___ Entries shown ___
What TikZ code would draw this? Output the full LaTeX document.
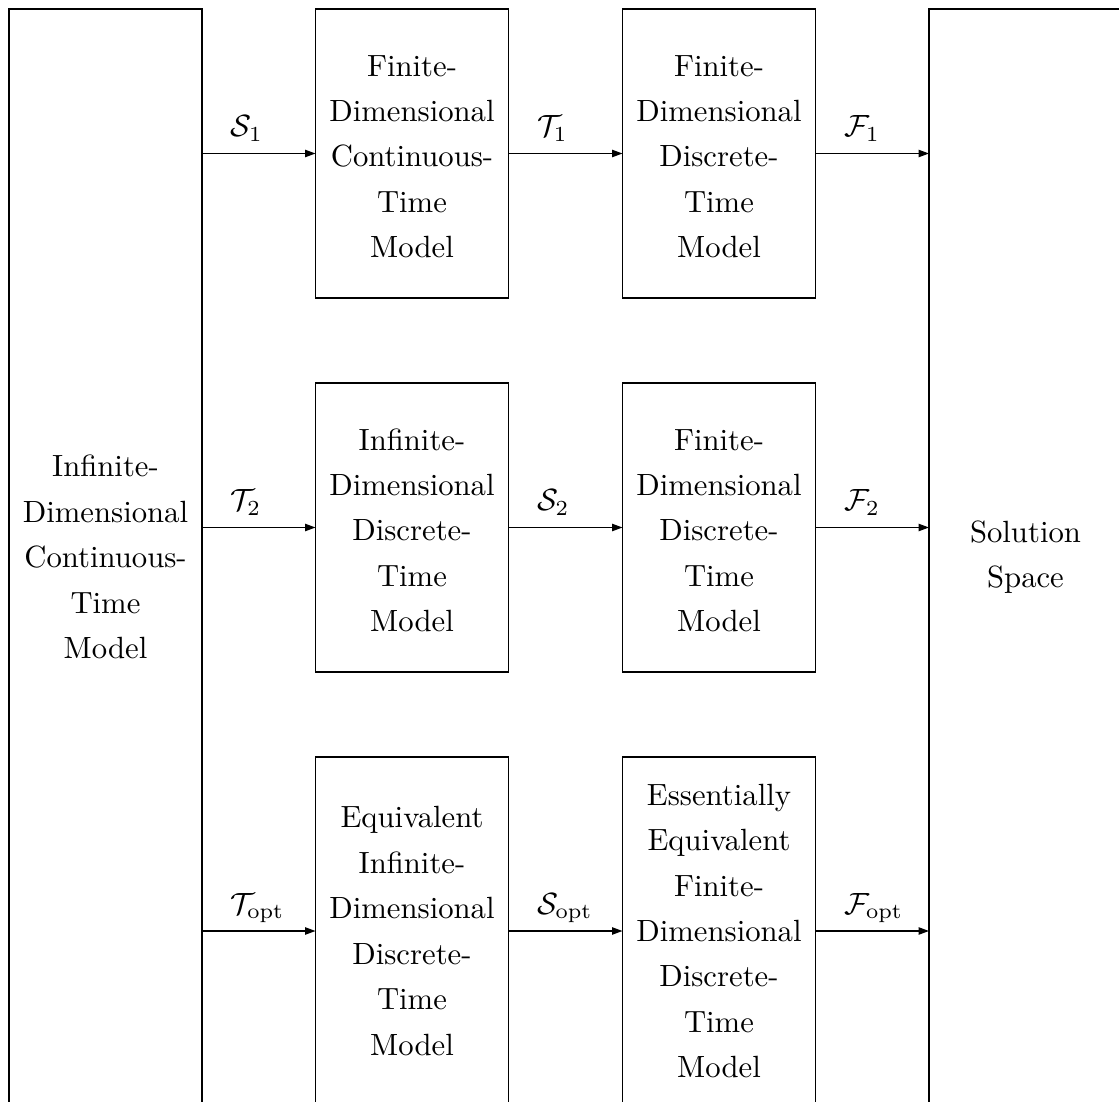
\documentclass[tikz,border=0pt]{standalone}
\usetikzlibrary{arrows.meta,calc}
\newcommand\firstlinestrut{\rule{0pt}{8.9pt}}
\begin{document}
\begin{tikzpicture}[x=0.3257pt,y=-0.3257pt,
  every node/.style={font=\fontsize{10}{14.8}\selectfont},
  blk/.style={draw, line width=0.4pt, inner sep=0pt, outer sep=0pt, align=center,
    minimum width=62.86pt},
  shortblk/.style={blk, minimum height=94.13pt},
  longblk/.style={blk, minimum height=113.34pt},
  tallblk/.style={blk, minimum height=356.97pt},
  arr/.style={line width=0.4pt, -{Stealth[length=3.4pt,width=2.4pt,inset=0pt]}},
  lab/.style={anchor=base west, inner sep=0pt}]
\useasboundingbox (0,0) rectangle (1119,1102);
\clip (0,0) rectangle (1119,1102);
% tall boxes
\node[tallblk] (L) at (105.5,557) {Infinite-\\Dimensional\\Continuous-\\Time\\Model};
\node[tallblk] (R) at (1025.5,557) {Solution\\Space};
% row 1
\node[shortblk] (a1) at (412,153.5) {\firstlinestrut Finite-\\Dimensional\\Continuous-\\Time\\Model};
\node[shortblk] (b1) at (719,153.5) {\firstlinestrut Finite-\\Dimensional\\Discrete-\\Time\\Model};
% row 2
\node[shortblk] (a2) at (412,527.5) {\firstlinestrut Infinite-\\Dimensional\\Discrete-\\Time\\Model};
\node[shortblk] (b2) at (719,527.5) {\firstlinestrut Finite-\\Dimensional\\Discrete-\\Time\\Model};
% row 3
\node[longblk] (a3) at (412,931) {Equivalent\\Infinite-\\Dimensional\\Discrete-\\Time\\Model};
\node[longblk] (b3) at (719,931) {Essentially\\Equivalent\\Finite-\\Dimensional\\Discrete-\\Time\\Model};
% connectors
\coordinate (l1) at (L.east |- a1.west);
\coordinate (l2) at (L.east |- a2.west);
\coordinate (l3) at (L.east |- a3.west);
\coordinate (r1) at (R.west |- b1.east);
\coordinate (r2) at (R.west |- b2.east);
\coordinate (r3) at (R.west |- b3.east);
\draw[arr] (l1) -- (a1.west);
\draw[arr] (a1.east) -- (b1.west);
\draw[arr] (b1.east) -- (r1);
\draw[arr] (l2) -- (a2.west);
\draw[arr] (a2.east) -- (b2.west);
\draw[arr] (b2.east) -- (r2);
\draw[arr] (l3) -- (a3.west);
\draw[arr] (a3.east) -- (b3.west);
\draw[arr] (b3.east) -- (r3);
% labels
\node[lab] (ls1) at ($(l1)+(28,-17)$) {$\mathcal{S}_1$};
\node[lab] (lt1) at ($(a1.east)+(28,-17)$) {$\mathcal{T}_1$};
\node[lab] (lf1) at ($(b1.east)+(28,-17)$) {$\mathcal{F}_1$};
\node[lab] (lt2) at ($(l2)+(28,-17)$) {$\mathcal{T}_2$};
\node[lab] (ls2) at ($(a2.east)+(28,-17)$) {$\mathcal{S}_2$};
\node[lab] (lf2) at ($(b2.east)+(28,-17)$) {$\mathcal{F}_2$};
\node[lab] (lt3) at ($(l3)+(28,-17)$) {$\mathcal{T}_{\mathrm{opt}}$};
\node[lab] (ls3) at ($(a3.east)+(28,-17)$) {$\mathcal{S}_{\mathrm{opt}}$};
\node[lab] (lf3) at ($(b3.east)+(28,-17)$) {$\mathcal{F}_{\mathrm{opt}}$};
\end{tikzpicture}
\end{document}
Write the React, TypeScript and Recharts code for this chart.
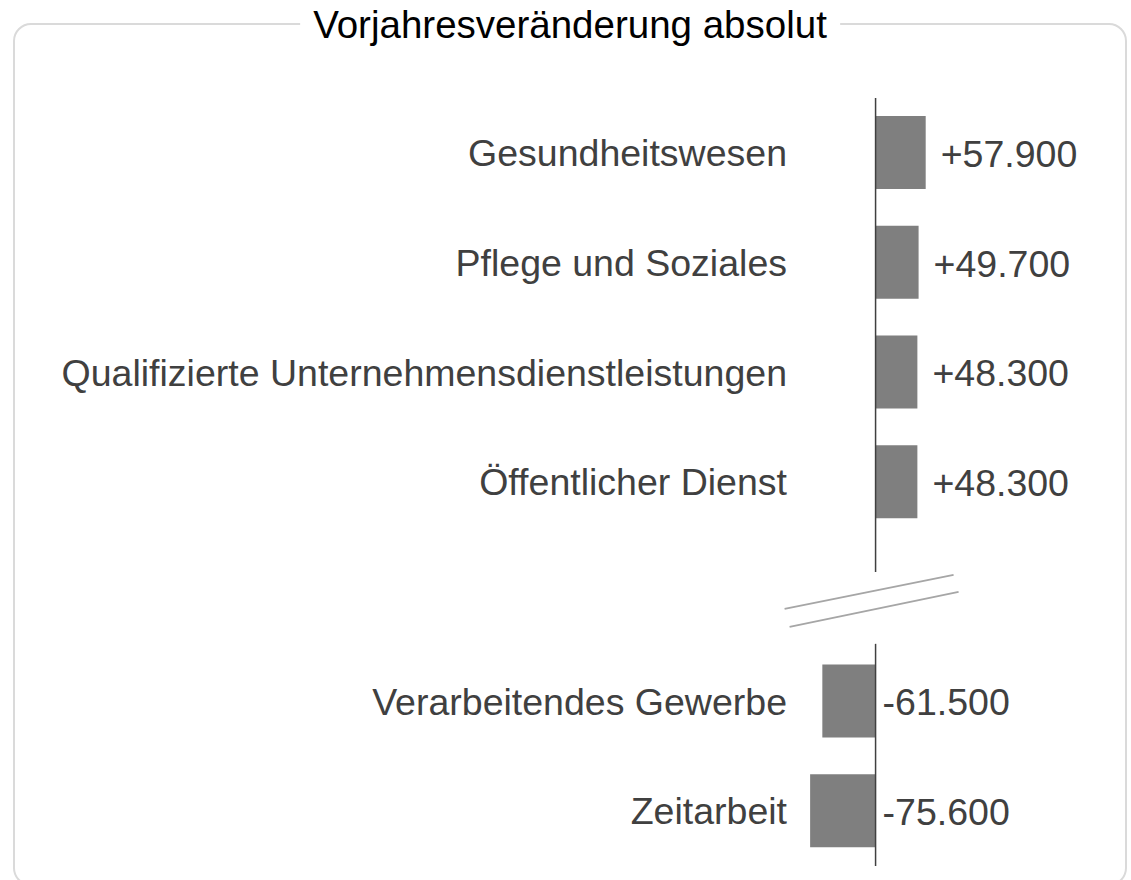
___
> Exercise
Omit the pictures and output all of the other material exactly.

> In response
What TikZ code would draw this? Output the full LaTeX document.
\documentclass[tikz,border=0pt]{standalone}
\usetikzlibrary{arrows.meta,calc}
\newcommand\firstlinestrut{\rule{0pt}{8.9pt}}
\begin{document}
\begin{tikzpicture}[x=0.3257pt,y=-0.3257pt,
  every node/.style={font=\fontsize{10}{14.8}\selectfont},
  blk/.style={draw, line width=0.4pt, inner sep=0pt, outer sep=0pt, align=center,
    minimum width=62.86pt},
  shortblk/.style={blk, minimum height=94.13pt},
  longblk/.style={blk, minimum height=113.34pt},
  tallblk/.style={blk, minimum height=356.97pt},
  arr/.style={line width=0.4pt, -{Stealth[length=3.4pt,width=2.4pt,inset=0pt]}},
  lab/.style={anchor=base west, inner sep=0pt}]
\useasboundingbox (0,0) rectangle (1119,1102);
\clip (0,0) rectangle (1119,1102);
% tall boxes
\node[tallblk] (L) at (105.5,557) {Infinite-\\Dimensional\\Continuous-\\Time\\Model};
\node[tallblk] (R) at (1025.5,557) {Solution\\Space};
% row 1
\node[shortblk] (a1) at (412,153.5) {\firstlinestrut Finite-\\Dimensional\\Continuous-\\Time\\Model};
\node[shortblk] (b1) at (719,153.5) {\firstlinestrut Finite-\\Dimensional\\Discrete-\\Time\\Model};
% row 2
\node[shortblk] (a2) at (412,527.5) {\firstlinestrut Infinite-\\Dimensional\\Discrete-\\Time\\Model};
\node[shortblk] (b2) at (719,527.5) {\firstlinestrut Finite-\\Dimensional\\Discrete-\\Time\\Model};
% row 3
\node[longblk] (a3) at (412,931) {Equivalent\\Infinite-\\Dimensional\\Discrete-\\Time\\Model};
\node[longblk] (b3) at (719,931) {Essentially\\Equivalent\\Finite-\\Dimensional\\Discrete-\\Time\\Model};
% connectors
\coordinate (l1) at (L.east |- a1.west);
\coordinate (l2) at (L.east |- a2.west);
\coordinate (l3) at (L.east |- a3.west);
\coordinate (r1) at (R.west |- b1.east);
\coordinate (r2) at (R.west |- b2.east);
\coordinate (r3) at (R.west |- b3.east);
\draw[arr] (l1) -- (a1.west);
\draw[arr] (a1.east) -- (b1.west);
\draw[arr] (b1.east) -- (r1);
\draw[arr] (l2) -- (a2.west);
\draw[arr] (a2.east) -- (b2.west);
\draw[arr] (b2.east) -- (r2);
\draw[arr] (l3) -- (a3.west);
\draw[arr] (a3.east) -- (b3.west);
\draw[arr] (b3.east) -- (r3);
% labels
\node[lab] (ls1) at ($(l1)+(28,-17)$) {$\mathcal{S}_1$};
\node[lab] (lt1) at ($(a1.east)+(28,-17)$) {$\mathcal{T}_1$};
\node[lab] (lf1) at ($(b1.east)+(28,-17)$) {$\mathcal{F}_1$};
\node[lab] (lt2) at ($(l2)+(28,-17)$) {$\mathcal{T}_2$};
\node[lab] (ls2) at ($(a2.east)+(28,-17)$) {$\mathcal{S}_2$};
\node[lab] (lf2) at ($(b2.east)+(28,-17)$) {$\mathcal{F}_2$};
\node[lab] (lt3) at ($(l3)+(28,-17)$) {$\mathcal{T}_{\mathrm{opt}}$};
\node[lab] (ls3) at ($(a3.east)+(28,-17)$) {$\mathcal{S}_{\mathrm{opt}}$};
\node[lab] (lf3) at ($(b3.east)+(28,-17)$) {$\mathcal{F}_{\mathrm{opt}}$};
\end{tikzpicture}
\end{document}
Write the React, TypeScript and Recharts code for this chart.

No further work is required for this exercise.